The KPU has scheduled the results announcement for tomorrow, Commissioner Arief Budiman said in a text message last night.
“If a clash happens, the sentiment will very quickly turn for the worse,” Dian Ayu Yustina, an economist at PT Bank Danamon, the nation’s fifth-largest lender, said in a July 17 interview, of the prospect of post-result protests. “The concern is, even if Prabowo himself concedes defeat, his supporters might not accept it.”
In a speech in Jakarta last night to officials from various parties, Yudhoyono called for a smooth election result.
“When a nation is divided it is not easy to put it back together,” he said. “We will hear the calling to guard this historical process responsibly for a peaceful and democratic election,” he said. “I call on all parties and all Indonesian people to guard the election until the last stage of the election succeeds.”
More than 3,100 police officers conducted exercises at the election commission’s office on July 19 to anticipate “chaos” after the official results, the Jakarta Globe newspaper reported last week, citing spokesman Rikwanto.
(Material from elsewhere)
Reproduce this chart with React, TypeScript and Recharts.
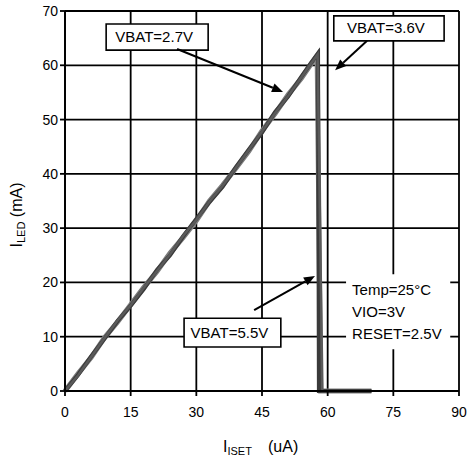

Police are ready to intercept any mass mobilization and ensure the situation remains calm, Rikwanto was quoted as saying.
“It is difficult to completely outrule a repeat of 1998, but the likelihood is much smaller,” Ulla Fionna, a fellow at the Institute of Southeast Asian Studies in Singapore, said in an e-mail. “The police and the military seem more ready to maintain peace, and the outgoing president SBY would want to ensure that his last months in government are not tarnished by riots,” she said, referring to Yudhoyono by his initials.
The rupiah may rise toward 11,300 per dollar, from the 11,615 close on July 18, if Jokowi’s victory is confirmed, HSBC Holdings Plc foreign-exchange strategist Paul Mackel wrote in a July 10 note. The rupiah rose 0.2 percent to 11,594 at 8:30 a.m. in Jakarta.
An uncontested victory for Jokowi would see Indonesian markets rally further, Andrew Tilton, chief Asian economist at Goldman Sachs Group Inc, wrote in a July 10 report.
Jokowi secured 52.9 percent of the 129 million or 98 percent of votes counted, with Prabowo on 47.1 percent as of July 18, according to KawalPemilu.org, a volunteer-run website that tracked actual results uploaded to the election commission’s website.
International funds have pumped $4.9 billion into the nation’s stocks so far this year, pushing the Jakarta Composite Index to rise to near a record high last week.
“We expect some foreign investors to add on to their current investments should Jokowi win the election with no protests or violence,” Nizam Idris, head of foreign-exchange and fixed-income strategy at Macquarie Bank Ltd., said in a July 17 interview from Singapore. “Conversely, massive protests could see those large amount of current investments exit the country.”
Protests are a fact of life in democratic Indonesia, according to the NUS’s Lee. Demonstrations erupted across Indonesia in June last year as Yudhoyono’s administration raised the price of subsidized fuel for the first time since 2008.
Even so, the cost to fly to Singapore from Jakarta with AirAsia Bhd peaks for flights today. The cheapest fare for one passenger rose to 1.7 million rupiah ($146) for that day, from 564,000 rupiah on July 19, according to Traveloka.com when checked on July 18. The price drops to 1 million rupiah for July 22 flights.
Fares reflect demand and seat availability for trips on certain days, Lucas Suryanata, head of communications at the airfare search website, said in an e-mailed response to questions on July 18.
“You can’t rule out the possibility of unrest,” said Edward Aspinall, a professor of politics at the Australian National University in Canberra. “This is by far the most bitterly contested presidential succession that we’ve seen in Indonesia for over a decade now, so it wouldn’t be a good sign for Indonesia’s democracy for there to be widespread violence.”